What is space fantasy and how does it differ from science fiction?

Space fantasy uses the trappings of science fiction — spaceships, alien worlds, galactic empires, faster-than-light travel — but operates according to fantasy's narrative logic rather than science fiction's: magic (or something functionally indistinguishable from it) exists and is plot-relevant, heroes are destined and prophecy-driven, moral frameworks are mythic rather than scientific, and the emotional register is wonder and heroism rather than speculation and extrapolation. Star Wars is the genre's most famous example: it uses science fiction aesthetics and settings while telling a mythic hero's journey with magic powers (the Force), ancient spiritual traditions (the Jedi), and cosmic destiny. Space fantasy differs from science fiction in that it is not ultimately interested in the plausibility of its technological elements.

How do you build a space fantasy world that feels internally consistent?

Space fantasy worldbuilding requires deciding, explicitly or implicitly, on the relationship between technology and magic in the world: are they the same phenomenon understood differently by different cultures? Is magic the result of undiscovered or misunderstood physics? Does magic have limits that prevent it from making technology irrelevant, or does the coexistence require narrative management to prevent magic from solving every problem that technology is supposed to solve? The most internally consistent space fantasy worlds answer these questions clearly and then stick to their answers: the Force cannot do everything, so spacecraft are still necessary; the magic system has costs that make technology preferable for routine tasks. Consistency in this relationship is what allows the blend to feel coherent rather than arbitrary.

How do you write cosmic mythology in space fantasy?

Space fantasy's cosmic mythology — the ancient gods, the original war between light and darkness, the prophecy of the Chosen One that has waited ten thousand years for fulfillment — gives the genre its grandest emotional register. Writing cosmic mythology requires thinking at the scale of geological time and galactic space: not the backstory of a kingdom but the backstory of a universe, not the history of a civilization but the history of a conflict that has been recurring since the first stars lit. This scale makes the mythology feel genuinely ancient and genuinely cosmic; it also risks making it feel impersonal. The craft is in connecting cosmic mythology to individual character stakes — the protagonist whose specific life is the fulcrum on which the cosmic balance tips.

How do you write the space wizard as a compelling character?
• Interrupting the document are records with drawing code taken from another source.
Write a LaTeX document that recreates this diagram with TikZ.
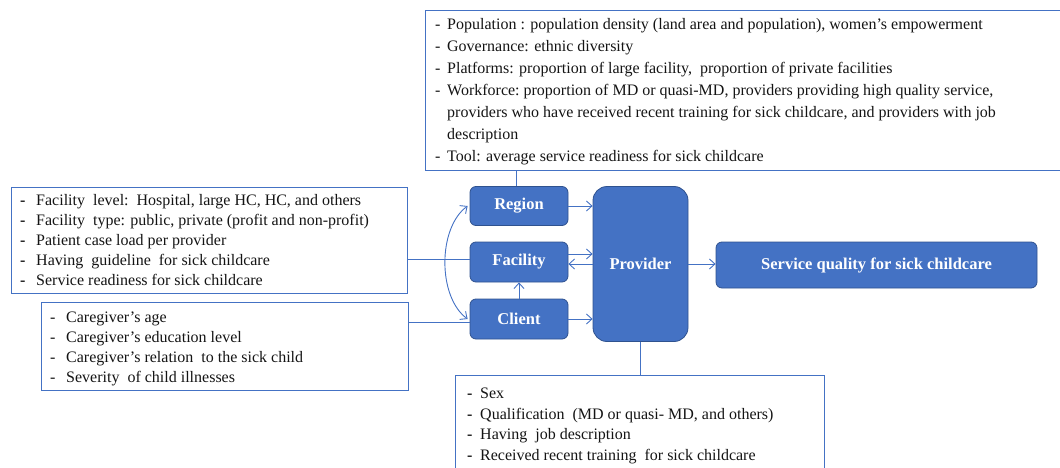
\documentclass[tikz,border=0pt]{standalone}
\usepackage{fontspec}
\setmainfont{Liberation Serif}
\usetikzlibrary{arrows.meta}
\definecolor{obl}{HTML}{4472C4}
\definecolor{odk}{HTML}{2F528F}
\definecolor{txt}{HTML}{141414}
\newcommand\itmA[1]{\makebox[12pt][l]{-}#1}
\newcommand\itmB[1]{\makebox[16pt][l]{\textbf{-}}#1}
\newcommand\itmC[1]{\makebox[16pt][l]{-}#1}
\newcommand\itmD[1]{\makebox[13pt][l]{\textbf{-}}#1}
\begin{document}
\begin{tikzpicture}[x=1pt,y=-1pt,
  blk/.style={fill=obl, draw=odk, line width=0.8pt, rounded corners=6pt, text=white,
    font=\fontsize{16.5}{18}\selectfont\bfseries, inner sep=0pt},
  txtbox/.style={draw=obl, line width=0.9pt, inner sep=0pt},
  lst/.style={anchor=north west, align=left, inner sep=0pt, text=txt},
  conn/.style={draw=obl, line width=0.9pt},
  arr/.style={conn, -{Straight Barb[length=5.5pt,width=10pt]}},
  darr/.style={conn, {Straight Barb[length=5.5pt,width=10pt]}-{Straight Barb[length=5.5pt,width=10pt]}}]
\useasboundingbox (0,0) rectangle (1060,468);

% text boxes
\draw[conn] (1062,10) -- (425,10) -- (425,170) -- (1062,170);
\coordinate (topS) at (516,170);
\node[lst, font=\fontsize{16}{22}\selectfont] (toptxt) at (435,18) {%
\itmA{Population : population density (land area and population), women's empowerment}\\
\itmA{Governance: ethnic diversity}\\
\itmA{Platforms: proportion of large facility,\ \ proportion of private facilities}\\
\itmA{Workforce:\ proportion of MD or quasi-MD, providers providing high quality service,}\\
\hspace*{12pt}providers who have received recent training\ for sick childcare, and providers with job\\
\hspace*{12pt}description\\
\itmA{Tool: average\ service readiness\ for sick childcare}};

\node[txtbox, anchor=north west, minimum width=396pt, minimum height=106pt] (facbox) at (11,187) {};
\node[lst, font=\fontsize{16}{20}\selectfont] (factxt) at (20,194.5) {%
\itmB{Facility\ \ level:\ \ Hospital, large HC, HC, and others}\\
\itmB{Facility\ \ type: public, private (profit and non-profit)}\\
\itmB{Patient case load per provider}\\
\itmB{Having\ \ guideline\ \ for sick childcare}\\
\itmB{Service readiness for sick childcare}};

\node[txtbox, anchor=north west, minimum width=367pt, minimum height=88pt] (clibox) at (41,302) {};
\node[lst, font=\fontsize{16}{20}\selectfont] (clitxt) at (50,311.5) {%
\itmC{Caregiver's age}\\
\itmC{Caregiver's education level}\\
\itmC{Caregiver's relation\ \ to the sick child}\\
\itmC{Severity\ \ of child illnesses}};

\draw[conn] (455,470) -- (455,375) -- (824,375) -- (824,470);
\coordinate (botN) at (640.5,375);
\node[lst, font=\fontsize{16}{20.5}\selectfont] (bottxt) at (467,388) {%
\itmD{Sex}\\
\itmD{Qualification\ \ (MD or quasi- MD, and others)}\\
\itmD{Having\ \ job description}\\
\itmD{Received recent training\ \ for sick childcare}};

% blue nodes
\node[blk, minimum width=98pt, minimum height=39pt] (region) at (519,206) {Region};
\node[blk, minimum width=98pt, minimum height=40pt] (facility) at (519,262) {Facility};
\node[blk, minimum width=98pt, minimum height=40pt] (client) at (519,319) {Client};
\node[blk, rounded corners=14pt, minimum width=95pt, minimum height=155pt] (provider) at (640.5,264) {Provider};
\node[blk, minimum width=321pt, minimum height=46pt] (service) at (876.5,265) {Service quality for sick childcare};

% connectors
\draw[conn] (topS) -- (topS |- region.north);
\draw[conn] (provider.south) -- (botN);
\draw[conn] ([yshift=3pt]facility.west) -- ([yshift=3pt]facility.west -| facbox.east);
\draw[conn] ([yshift=-3pt]client.west) -- ([yshift=-3pt]client.west -| clibox.east);
\draw[arr] (region.east) -- (region.east -| provider.west);
\draw[arr] ([yshift=8pt]facility.east) -- ([yshift=8pt]facility.east -| provider.west);
\draw[arr] ([yshift=-2pt]facility.east -| provider.west) -- ([yshift=-2pt]facility.east);
\draw[arr] (client.east) -- (client.east -| provider.west);
\draw[arr] (client.north) -- (facility.south);
\draw[arr] (provider.east) -- (provider.east -| service.west);
\draw[darr] ([xshift=-2pt]region.west) .. controls +(-30,22) and +(-30,-22) .. ([xshift=-2pt]client.west);
\end{tikzpicture}
\end{document}
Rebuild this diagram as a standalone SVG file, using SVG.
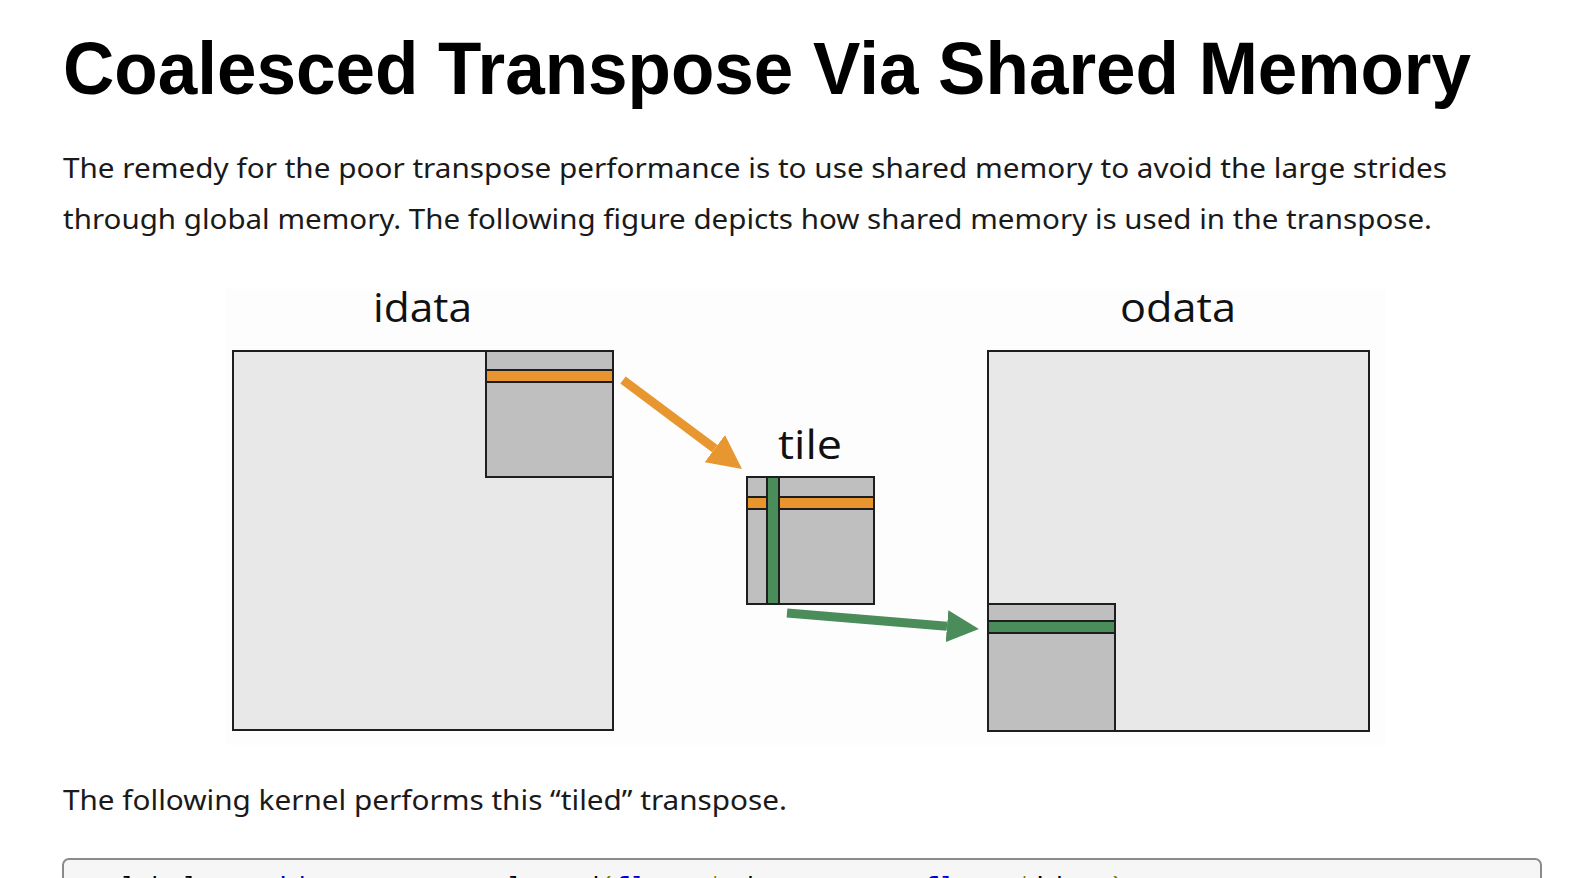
<svg xmlns="http://www.w3.org/2000/svg" width="1588" height="878" viewBox="0 0 1588 878">
  <style>
    .title { font-family: "Liberation Sans", Arial, sans-serif; font-weight: bold; font-size: 74px; fill: #000; }
    .body { font-family: "Noto Sans", "Open Sans", sans-serif; font-size: 28px; fill: #1a1a1a; }
    .lbl { font-family: "Open Sans", "Noto Sans", sans-serif; font-size: 40px; fill: #111; }
    .big { fill: #e8e8e8; stroke: #1e1e1e; stroke-width: 2; }
    .tileb { fill: #bfbfbf; stroke: #1e1e1e; stroke-width: 2; }
    .org { fill: #e8942f; stroke: #1e1e1e; stroke-width: 2; }
    .grn { fill: #4a8c5a; stroke: #1e1e1e; stroke-width: 2; }
    .code { font-family: "Liberation Mono", "DejaVu Sans Mono", monospace; font-size: 25.75px; fill: #000; }
    .kw { fill: #0000c8; }
    .pu { fill: #7a7a00; }
  </style>
  <defs>
    <marker id="headO" markerUnits="userSpaceOnUse" markerWidth="34" markerHeight="34" viewBox="0 0 34 34" refX="0" refY="17" orient="auto">
      <path d="M0,0 L34,17 L0,34 z" fill="#e8962f"/>
    </marker>
    <marker id="headG" markerUnits="userSpaceOnUse" markerWidth="32" markerHeight="32" viewBox="0 0 32 32" refX="0" refY="16" orient="auto">
      <path d="M0,0 L32,16 L0,32 z" fill="#4a8c5a"/>
    </marker>
  </defs>

  <rect x="0" y="0" width="1588" height="878" fill="#ffffff"/>

  <g id="heading">
    <text class="title" x="63" y="94" textLength="1408" lengthAdjust="spacingAndGlyphs">Coalesced Transpose Via Shared Memory</text>
  </g>

  <g id="intro">
    <text class="body" x="63" y="178" textLength="1384" lengthAdjust="spacingAndGlyphs">The remedy for the poor transpose performance is to use shared memory to avoid the large strides</text>
    <text class="body" x="63" y="229" textLength="1369" lengthAdjust="spacingAndGlyphs">through global memory. The following figure depicts how shared memory is used in the transpose.</text>
  </g>

  <rect x="225" y="289" width="1160" height="456" fill="#fdfdfd"/>

  <g id="idata">
    <text class="lbl" x="373" y="322" textLength="99" lengthAdjust="spacingAndGlyphs">idata</text>
    <rect class="big" x="233" y="351" width="380" height="379"/>
    <rect class="tileb" x="486" y="351" width="127" height="126"/>
    <rect class="org" x="486" y="370" width="127" height="12"/>
  </g>

  <g id="tile">
    <text class="lbl" x="778" y="459" textLength="64" lengthAdjust="spacingAndGlyphs">tile</text>
    <rect class="tileb" x="747" y="477" width="127" height="127"/>
    <rect class="org" x="747" y="497" width="127" height="12"/>
    <rect class="grn" x="767" y="477" width="12" height="127"/>
  </g>

  <g id="odata">
    <text class="lbl" x="1120" y="322" textLength="116" lengthAdjust="spacingAndGlyphs">odata</text>
    <rect class="big" x="988" y="351" width="381" height="380"/>
    <rect class="tileb" x="988" y="604" width="127" height="127"/>
    <rect class="grn" x="988" y="621" width="127" height="12"/>
  </g>

  <g id="connectors">
    <line x1="623" y1="380" x2="714.8" y2="448.6" stroke="#e8962f" stroke-width="9" marker-end="url(#headO)"/>
    <line x1="787" y1="613" x2="947" y2="626.3" stroke="#4a8c5a" stroke-width="9" marker-end="url(#headG)"/>
  </g>

  <g id="kernel-text">
    <text class="body" x="63" y="810" textLength="724" lengthAdjust="spacingAndGlyphs">The following kernel performs this “tiled” transpose.</text>
  </g>

  <g id="code-block">
    <rect x="63" y="859" width="1478" height="60" rx="6" fill="#f6f6f6" stroke="#8a8a8a" stroke-width="2"/>
    <text class="code" x="74" y="895">__global__ <tspan class="kw">void</tspan> transposeCoalesced<tspan class="pu">(</tspan><tspan class="kw">float</tspan> <tspan class="pu">*</tspan>odata<tspan class="pu">,</tspan> <tspan class="kw">const</tspan> <tspan class="kw">float</tspan> <tspan class="pu">*</tspan>idata<tspan class="pu">)</tspan></text>
  </g>
</svg>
The space wizard — the Force-user, the psionicist, the Archmage who can navigate by starlight — is space fantasy's most distinctive character type. Writing the space wizard compellingly requires understanding that magical power in a space fantasy context is always also a spiritual or philosophical condition: the power comes from somewhere (a Force, an ancient tradition, a cosmic order), and the character's relationship to that source is the character's most important relationship. The space wizard who has mastered their power is interesting; the space wizard who is still working out their relationship to what their power means — what it costs, what it requires, what it tempts — is compelling. The temptation to misuse or abuse the power should be genuinely tempting rather than simply evil.

What are the most common space fantasy craft failures?

The most common failure is the derivative universe: space fantasy that is effectively Star Wars fan fiction with the serial numbers filed off, reproducing the genre's conventions (the desert planet, the Force analog, the galactic empire, the farm boy destined for greatness) without bringing any genuinely new ideas to the form. The second failure is the technology that is just aesthetic: spaceships and blasters that exist only to provide visual variety and are immediately forgotten when the fantasy elements are present. The third failure is the mythology that is only backstory: cosmic ancient history that is referenced but never made narratively active, producing a universe that feels deep on paper but is actually shallow. And the fourth failure is the chosen one who has no genuine choice: a protagonist whose destiny is so completely determined that no decision they make feels genuinely consequential.